Temperature Field of Concrete-Filled Steel Tubular Arch Bridges and Its Application

Abstract

This study aimed to reveal the evolution rule and influence mechanism of temperature field and its effect of long-span concrete-filled steel tubular arch bridges in a plateau area. The temperature field and its effect of large-diameter concrete-filled steel tubular arch bridges under strong radiation, hydration heat, and large temperature difference were studied using the ANSYS transient thermal analysis method. The optimization method on transverse perfusion sequence and perfusion-time interval considering temperature effect was proposed based on stress influence line, equivalent age theory, and energy method.

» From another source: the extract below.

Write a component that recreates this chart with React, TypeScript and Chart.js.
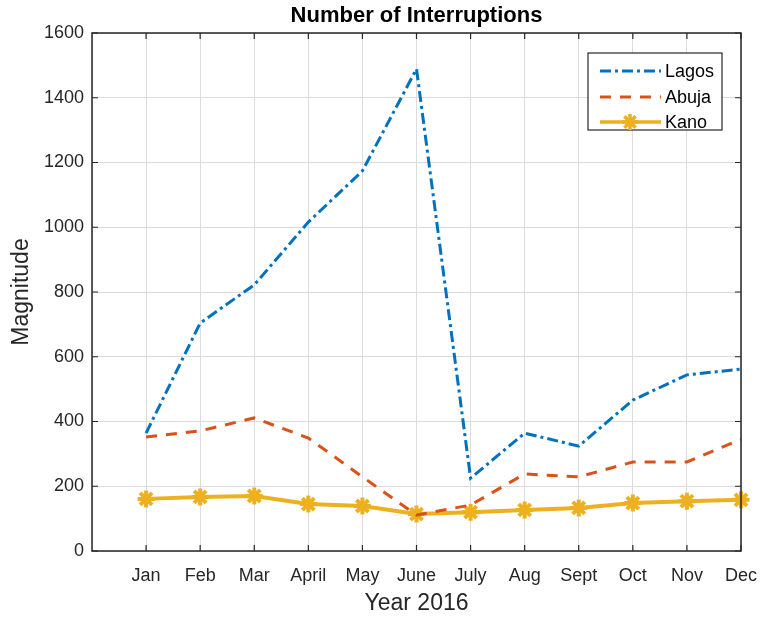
import React, { useEffect, useRef } from "react";
import { Chart, registerables } from "chart.js";

Chart.register(...registerables);

const months = ["Jan", "Feb", "Mar", "April", "May", "June", "July", "Aug", "Sept", "Oct", "Nov", "Dec"];
const lagos = [364, 704, 822, 1016, 1174, 1489, 225, 364, 324, 466, 544, 562];
const abuja = [352, 371, 411, 349, 229, 111, 142, 238, 229, 275, 275, 345];
const kano = [161, 167, 170, 145, 139, 114, 120, 127, 133, 148, 154, 158];
const yTicks = [0, 200, 400, 600, 800, 1000, 1200, 1400, 1600];

const chartTitle = "Number of Interruptions";
const xTitle = "Year 2016";
const yTitle = "Magnitude";

const FONT = "'Liberation Sans', Arial, Helvetica, sans-serif";
const C_LAGOS = "#0072BD";
const C_ABUJA = "#D95319";
const C_KANO = "#EDB120";
const AXIS = "#262626";

const seriesNames = ["Lagos", "Abuja", "Kano"];

const boxPlugin = {
  id: "matlabBox",
  afterDatasetsDraw(chart: any) {
    const { ctx, chartArea } = chart;
    const { left, right, top, bottom } = chartArea;
    const xs = chart.scales.x;
    const ys = chart.scales.y;
    ctx.save();
    ctx.strokeStyle = AXIS;
    ctx.lineWidth = 1.5;
    ctx.setLineDash([]);
    ctx.beginPath();
    ctx.rect(left, top, right - left, bottom - top);
    ctx.stroke();
    ctx.lineWidth = 1.2;
    ctx.beginPath();
    for (let i = 1; i <= months.length; i++) {
      const px = xs.getPixelForValue(i);
      ctx.moveTo(px, bottom);
      ctx.lineTo(px, bottom - 6);
      ctx.moveTo(px, top);
      ctx.lineTo(px, top + 6);
    }
    yTicks.forEach((v) => {
      const py = ys.getPixelForValue(v);
      ctx.moveTo(left, py);
      ctx.lineTo(left + 6, py);
      ctx.moveTo(right, py);
      ctx.lineTo(right - 6, py);
    });
    ctx.stroke();
    ctx.restore();
  },
  afterDraw(chart: any) {
    const { ctx, chartArea } = chart;
    ctx.save();
    // title
    ctx.fillStyle = "#000";
    ctx.font = `bold 22px ${FONT}`;
    ctx.textAlign = "center";
    ctx.textBaseline = "middle";
    ctx.fillText(chartTitle, (chartArea.left + chartArea.right) / 2, 16);

    // legend
    const bx = 588, by = 53, bw = 134, bh = 77;
    ctx.fillStyle = "#fff";
    ctx.fillRect(bx, by, bw, bh);
    ctx.strokeStyle = AXIS;
    ctx.lineWidth = 1.2;
    ctx.strokeRect(bx, by, bw, bh);
    const rows = [71, 97, 122];
    const colors = [C_LAGOS, C_ABUJA, C_KANO];
    const dashes = [[11, 4, 3, 4], [11, 9], []];
    rows.forEach((ry, i) => {
      ctx.strokeStyle = colors[i];
      ctx.lineWidth = i === 2 ? 3.5 : 3;
      ctx.setLineDash(dashes[i]);
      ctx.beginPath();
      ctx.moveTo(600, ry);
      ctx.lineTo(661, ry);
      ctx.stroke();
      ctx.setLineDash([]);
      if (i === 2) {
        const cx = 630;
        const r = 8;
        ctx.lineWidth = 3.5;
        ctx.beginPath();
        for (let k = 0; k < 4; k++) {
          const a = (k * Math.PI) / 4;
          ctx.moveTo(cx + r * Math.cos(a), ry + r * Math.sin(a));
          ctx.lineTo(cx - r * Math.cos(a), ry - r * Math.sin(a));
        }
        ctx.stroke();
      }
      ctx.fillStyle = "#000";
      ctx.font = `18px ${FONT}`;
      ctx.textAlign = "left";
      ctx.textBaseline = "middle";
      ctx.fillText(seriesNames[i], 665, ry + 1);
    });
    ctx.restore();
  },
};

export default function App() {
  const ref = useRef<HTMLCanvasElement | null>(null);
  useEffect(() => {
    if (!ref.current) return;
    const chart = new Chart(ref.current, {
      type: "line",
      plugins: [boxPlugin],
      data: {
        datasets: [
          {
            label: seriesNames[0],
            data: lagos.map((v, i) => ({ x: i + 1, y: v })),
            borderColor: C_LAGOS,
            backgroundColor: C_LAGOS,
            borderWidth: 3,
            borderDash: [11, 4, 3, 4],
            pointRadius: 0,
            tension: 0,
            clip: false as any,
          },
          {
            label: seriesNames[1],
            data: abuja.map((v, i) => ({ x: i + 1, y: v })),
            borderColor: C_ABUJA,
            backgroundColor: C_ABUJA,
            borderWidth: 3,
            borderDash: [11, 9],
            pointRadius: 0,
            tension: 0,
            clip: false as any,
          },
          {
            label: seriesNames[2],
            data: kano.map((v, i) => ({ x: i + 1, y: v })),
            borderColor: C_KANO,
            backgroundColor: C_KANO,
            borderWidth: 4,
            pointStyle: "star",
            pointRadius: 8.5,
            pointBorderWidth: 4,
            pointBorderColor: C_KANO,
            tension: 0,
            clip: false as any,
          },
        ],
      },
      options: {
        responsive: false,
        animation: false,
        layout: { padding: { top: 33, right: 21, left: 0, bottom: 0 } },
        plugins: {
          legend: { display: false },
          title: { display: false },
          tooltip: { enabled: false },
        },
        scales: {
          x: {
            type: "linear",
            min: 0,
            max: 12,
            afterFit: (s: any) => {
              s.height = 66;
              s.paddingLeft = 0;
              s.paddingRight = 0;
            },
            afterBuildTicks: (s: any) => {
              s.ticks = [{ value: 0 }, ...months.map((_, i) => ({ value: i + 1 }))];
            },
            ticks: {
              autoSkip: false,
              maxRotation: 0,
              padding: 14,
              color: AXIS,
              font: { family: FONT, size: 18 },
              callback: (v: any) => months[Number(v) - 1] ?? "",
            },
            grid: { color: "#dcdcdc", lineWidth: 1, drawTicks: false },
            border: { display: false },
            title: {
              display: true,
              text: xTitle,
              color: AXIS,
              font: { family: FONT, size: 23 },
              padding: { top: -2, bottom: 0 },
            },
          },
          y: {
            min: 0,
            max: 1600,
            afterFit: (s: any) => {
              s.width = 92;
              s.paddingTop = 0;
              s.paddingBottom = 0;
            },
            afterBuildTicks: (s: any) => {
              s.ticks = yTicks.map((v) => ({ value: v }));
            },
            ticks: {
              padding: 8,
              color: AXIS,
              font: { family: FONT, size: 18 },
              callback: (v: any) => String(v),
            },
            grid: { color: "#dcdcdc", lineWidth: 1, drawTicks: false },
            border: { display: false },
            title: {
              display: true,
              text: yTitle,
              color: AXIS,
              font: { family: FONT, size: 23 },
              padding: { top: 8, bottom: 0 },
            },
          },
        },
      },
    } as any);
    return () => chart.destroy();
  }, []);
  return (
    <div style={{ position: "absolute", left: 0, top: 0, width: 762, height: 617, background: "#fff" }}>
      <canvas ref={ref} width={762} height={617} style={{ width: 762, height: 617 }} />
    </div>
  );
}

Results showed that the temperature field along the radial direction distributes as a symmetrical three-segment polyline with an influence depth of D/4 under ambient temperature and hydration heat, and it distributes as an asymmetric three-segment polyline with an influence depth of D/8 under solar radiation, ambient temperature, and hydration heat, and this is smaller than the specified value of D/4. The maximum temperature on the sunny side is about 20°C higher than that on the shaded side. The influence of solar radiation absorption coefficient and ambient temperature on the maximum temperature gradient and maximum stress is greater than that of wind speed. The optimization method on transverse perfusion sequence and perfusion-time interval considering temperature effect proposed in this paper is reasonable and convenient for engineering applications.